BY LUNGA MASUKU
SIYALU MEDIA
OCTOBER 8, 2022
Mbabane -An under-financed Ministry of Agriculture will surely result in the starvation of the people of the Kingdom of eSwatini, formerly Swaziland to death.
This comes about after the ministry responsible for food security has since announced the stoppage of accepting the E4900 deposits from farmers in as far as the farm inputs subsidy programme is concerned. The announcement was made by Principal Secretary Sydney Simelane during an interview with the state broadcaster EBIS on its current affairs programme, Letishisako early this week.

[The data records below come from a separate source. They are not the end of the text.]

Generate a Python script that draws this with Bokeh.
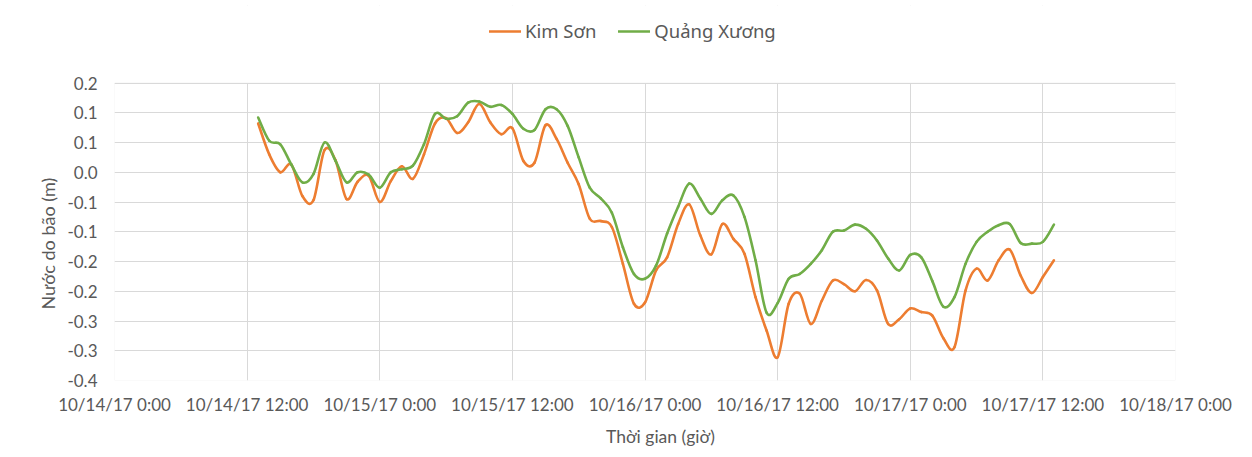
import numpy as np
import pandas as pd
from bokeh.plotting import figure
from bokeh.models import (FixedTicker, Legend, LegendItem, ColumnDataSource, Range1d,
                          BoxAnnotation)
from bokeh.embed import file_html
from bokeh.resources import INLINE

# ---------------- data (hourly) ----------------
times = pd.date_range("2017-10-14 13:00", periods=73, freq="h")

kim_son = [
    0.082, 0.030, 0.000, 0.013, -0.040, -0.047, 0.037, 0.020, -0.045, -0.016,
    -0.006, -0.050, -0.015, 0.010, -0.011, 0.030, 0.082, 0.091, 0.066, 0.084,
    0.115, 0.084, 0.064, 0.074, 0.019, 0.016, 0.079, 0.056, 0.016, -0.020,
    -0.078, -0.082, -0.092, -0.154, -0.221, -0.219, -0.165, -0.143, -0.087, -0.054,
    -0.106, -0.138, -0.087, -0.112, -0.137, -0.210, -0.266, -0.311, -0.221, -0.204,
    -0.255, -0.216, -0.182, -0.188, -0.200, -0.181, -0.199, -0.255, -0.247, -0.229,
    -0.235, -0.241, -0.279, -0.294, -0.199, -0.162, -0.182, -0.148, -0.130, -0.174,
    -0.203, -0.176, -0.148,
]

quang_xuong = [
    0.092, 0.053, 0.047, 0.013, -0.017, -0.003, 0.050, 0.019, -0.017, 0.000,
    -0.004, -0.026, 0.000, 0.005, 0.011, 0.047, 0.098, 0.090, 0.094, 0.117,
    0.119, 0.110, 0.113, 0.098, 0.073, 0.071, 0.106, 0.106, 0.078, 0.025,
    -0.026, -0.044, -0.068, -0.126, -0.171, -0.179, -0.157, -0.103, -0.058, -0.019,
    -0.044, -0.070, -0.047, -0.039, -0.075, -0.148, -0.236, -0.220, -0.179, -0.171,
    -0.154, -0.131, -0.100, -0.098, -0.088, -0.095, -0.115, -0.145, -0.165, -0.139,
    -0.143, -0.183, -0.226, -0.210, -0.154, -0.117, -0.100, -0.089, -0.087, -0.119,
    -0.120, -0.117, -0.088,
]

series_names = ["Kim Sơn", "Quảng Xương"]
series_colors = ["#ED7D31", "#70AD47"]

x_ticks = pd.date_range("2017-10-14 00:00", "2017-10-18 00:00", freq="12h")
x_tick_labels = [
    "10/14/17 0:00", "10/14/17 12:00", "10/15/17 0:00", "10/15/17 12:00",
    "10/16/17 0:00", "10/16/17 12:00", "10/17/17 0:00", "10/17/17 12:00",
    "10/18/17 0:00",
]
y_ticks = [0.15, 0.1, 0.05, 0.0, -0.05, -0.1, -0.15, -0.2, -0.25, -0.3, -0.35]
y_tick_labels = ["0.2", "0.1", "0.1", "0.0", "-0.1", "-0.1", "-0.2", "-0.2",
                 "-0.3", "-0.3", "-0.4"]

x_title = "Thời gian (giờ)"
y_title = "Nước do bão (m)"

# ---------------- helpers ----------------
def to_ms(ts):
    return np.array([t.timestamp() * 1000.0 for t in ts])


def smooth_segments(xs, ys):
    """Bezier segments through the data points (Excel-like smoothed line)."""
    xs = np.asarray(xs, float)
    ys = np.asarray(ys, float)
    n = len(xs)
    xp = np.concatenate([[xs[0]], xs, [xs[-1]]])
    yp = np.concatenate([[ys[0]], ys, [ys[-1]]])
    i = np.arange(n - 1)
    return dict(
        x0=xs[:-1], y0=ys[:-1], x1=xs[1:], y1=ys[1:],
        cx0=xp[i + 1] + (xp[i + 2] - xp[i]) / 6.0,
        cy0=yp[i + 1] + (yp[i + 2] - yp[i]) / 6.0,
        cx1=xp[i + 2] - (xp[i + 3] - xp[i + 1]) / 6.0,
        cy1=yp[i + 2] - (yp[i + 3] - yp[i + 1]) / 6.0,
    )


FONT = "Lato"
LEG_FONT = "Noto Sans"
TXT = "#595959"
GRID = "#D9D9D9"

# layout (pixels)
W, H = 1244, 449
TOP, LEFT, RIGHT = 5, 114, 69
PLOT_H = 297.5            # height of the value area (-0.35 .. 0.15)
FRAME_H = 375             # frame extends above the value area to hold the legend
BOTTOM = H - TOP - FRAME_H

xt_ms = to_ms(x_ticks)
t_ms = to_ms(times)

y_lo, y_hi = y_ticks[-1], y_ticks[0]
y_top = y_lo + (y_hi - y_lo) * FRAME_H / PLOT_H

p = figure(
    width=W, height=H,
    x_axis_type="datetime",
    x_range=Range1d(xt_ms[0], xt_ms[-1]),
    y_range=Range1d(y_lo, y_top),
    output_backend="svg", toolbar_location=None,
    min_border_left=LEFT, min_border_right=RIGHT,
    min_border_top=TOP, min_border_bottom=BOTTOM,
    background_fill_color="white", border_fill_color="white",
)
p.outline_line_color = None

# axes
p.xaxis.ticker = FixedTicker(ticks=list(xt_ms))
p.xaxis.major_label_overrides = {float(k): v for k, v in zip(xt_ms, x_tick_labels)}
p.yaxis.ticker = FixedTicker(ticks=y_ticks)
p.yaxis.major_label_overrides = {float(k): v for k, v in zip(y_ticks, y_tick_labels)}

for ax in (p.xaxis[0], p.yaxis[0]):
    ax.axis_line_color = None
    ax.major_tick_line_color = None
    ax.minor_tick_line_color = None
    ax.major_tick_out = 0
    ax.major_tick_in = 0
    ax.minor_tick_out = 0
    ax.minor_tick_in = 0
    ax.major_label_text_font = FONT
    ax.major_label_text_font_size = "17px"
    ax.major_label_text_color = TXT
    ax.axis_label_text_font = FONT
    ax.axis_label_text_font_style = "normal"
    ax.axis_label_text_color = TXT

p.xaxis.major_label_standoff = 13
# leading no-break spaces move the title slightly right, as in the original
p.xaxis.axis_label = "\u00a0" * 7 + x_title
p.xaxis.axis_label_text_font_size = "17.5px"
p.xaxis.axis_label_standoff = 8

p.yaxis.major_label_standoff = 17
# trailing no-break spaces move the rotated title down to the centre of the value area
p.yaxis.axis_label = y_title + "\u00a0" * 22
p.yaxis.axis_label_text_font_size = "18px"
p.yaxis.axis_label_standoff = 5

p.xgrid.grid_line_color = GRID
p.ygrid.grid_line_color = GRID
p.xgrid.grid_line_width = 1
p.ygrid.grid_line_width = 1

# series
renderers = []
for vals, color in zip([kim_son, quang_xuong], series_colors):
    src = ColumnDataSource(smooth_segments(t_ms, vals))
    r = p.bezier(x0="x0", y0="y0", x1="x1", y1="y1",
                 cx0="cx0", cy0="cy0", cx1="cx1", cy1="cy1",
                 source=src, line_color=color, line_width=2.6,
                 line_cap="round", line_join="round")
    renderers.append(r)

# white area above the value range (holds the legend), then the plot-area border
p.add_layout(BoxAnnotation(bottom=y_hi, fill_color="white", fill_alpha=1.0,
                           line_alpha=0, level="annotation"))
p.add_layout(BoxAnnotation(bottom=y_lo, top=y_hi, left=xt_ms[0], right=xt_ms[-1],
                           fill_alpha=0, line_color=GRID, line_width=1,
                           level="annotation"))

legend = Legend(
    items=[LegendItem(label=name, renderers=[r]) for name, r in zip(series_names, renderers)],
    orientation="horizontal",
    location=(375, 337),
    border_line_color=None,
    background_fill_alpha=0,
    padding=0, margin=0, spacing=22,
    label_standoff=4, glyph_width=32, glyph_height=18,
    label_text_font=LEG_FONT, label_text_font_size="18.5px", label_text_color=TXT,
)
p.add_layout(legend)

open("out.html", "w").write(file_html(p, INLINE))
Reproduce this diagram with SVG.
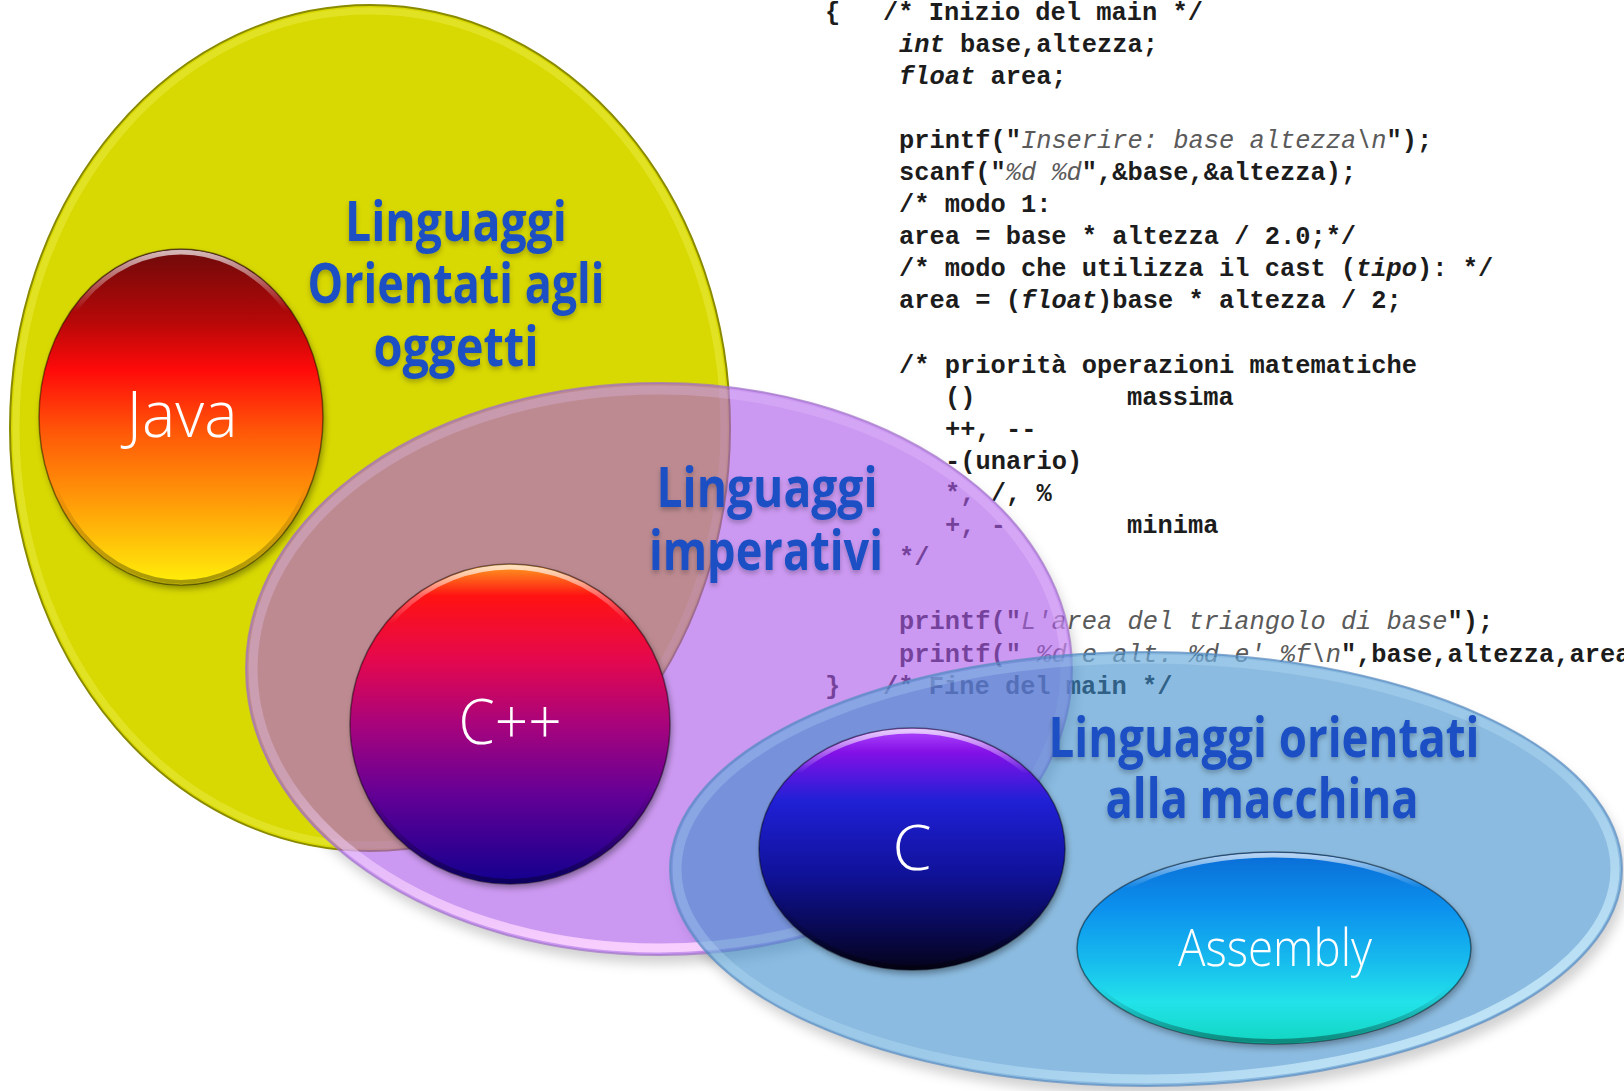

The Kingdom of Swaziland had signed or made a commitment that the country would abide by the Malabo Declaration, which was an attempt to encourage African states under the banner of the African Union to strive for food security so that the continent does not find itself at the mercy of world donors. It was agreed that every member state of the AU would dedicate 10 per cent of their national budget to agriculture.
If truth be told, this country has not made an effort of coming closer to that commitment, every year, the tiny kingdom would complain of limited funds to be committed towards the course.
Going back to the PS’ outbursts, he mentioned that the country had set aside E40 million towards the input subsidy programme but due to the high cost of fertilizers and other inputs, including the many farmers who had applied, the set aside funds had been depleted while on the other hand the same government had announced that the closing date for application or deposits would be the end of October, a date that has not been reached yet. Actually this statement was made with about three weeks remaining before the set date.
“Looking at the success rate or produce by farmers, we felt that farmers were doing a great job in addressing food security, we then decided to increase government’s contribution which stood at E9 100 while each participating farmer would have to fork out E4 900.
“We used a different model this time around, immediately a farmer paid his or her share, the government will remit its contribution. There was a massive response from farmers and with their contributions, we found out that the E40 million had been exhausted. It was for this reason that we have been compelled to stop taking new contributions,” Simelane told the state broadcaster.
If the government was abiding by the African Union declaration which was held at Malabo, there would have been such a crisis. According to the Malabo Declaration the country was not going to be in this quagmire it has found itself in if it had fully embraced the Malabo Declaration.
Coordinator of the local chapter of the Eastern and Southern African Farmers Forum (ESAFF), Maswati Dludlu registered his dismay at government’s decision to prematurely stop the input subsidy programme when farmers were still waiting to be paid their funds by the same companies that supported them and purchased their maize produce in the past farming season. Dludlu believes that for the project to work well, government needed to engage small scale farmers in order to get their take about the whole programme.
“This farm input subsidy programme was an AU concept, so the Swaziland government should not pretend to be doing farmers a favour, but it was government’s obligation to ensure that farmers were able to produce enough food as provides the government creates an enabling environment.
“Out of all the African countries, it is only Rwanda that was making an effort of dedicating close to 10 percent of the country’s national budget to agriculture. We are of the view that ever since the input subsidy project began in 2016, it had been riddled with challenges like late delivery of farm inputs, the shortage of working tools and machinery, sometimes the farm inputs would not be delivered on time and now the government has come out to say it had exhausted the funds set aside for the exercise, how is that possible, if I may ask without expecting an answer,” lamented Dludlu.
Dludlu is of the view that E4 900 was too much a figure for the ordinary Swazi farmer to be able to pay within a short space, looking at the economic and social issues people had to endure in the past two years. He says the current set up favours well-off farmers who do not have financial challenges and is not tailor-made for the needy Swazi who lives in rural areas.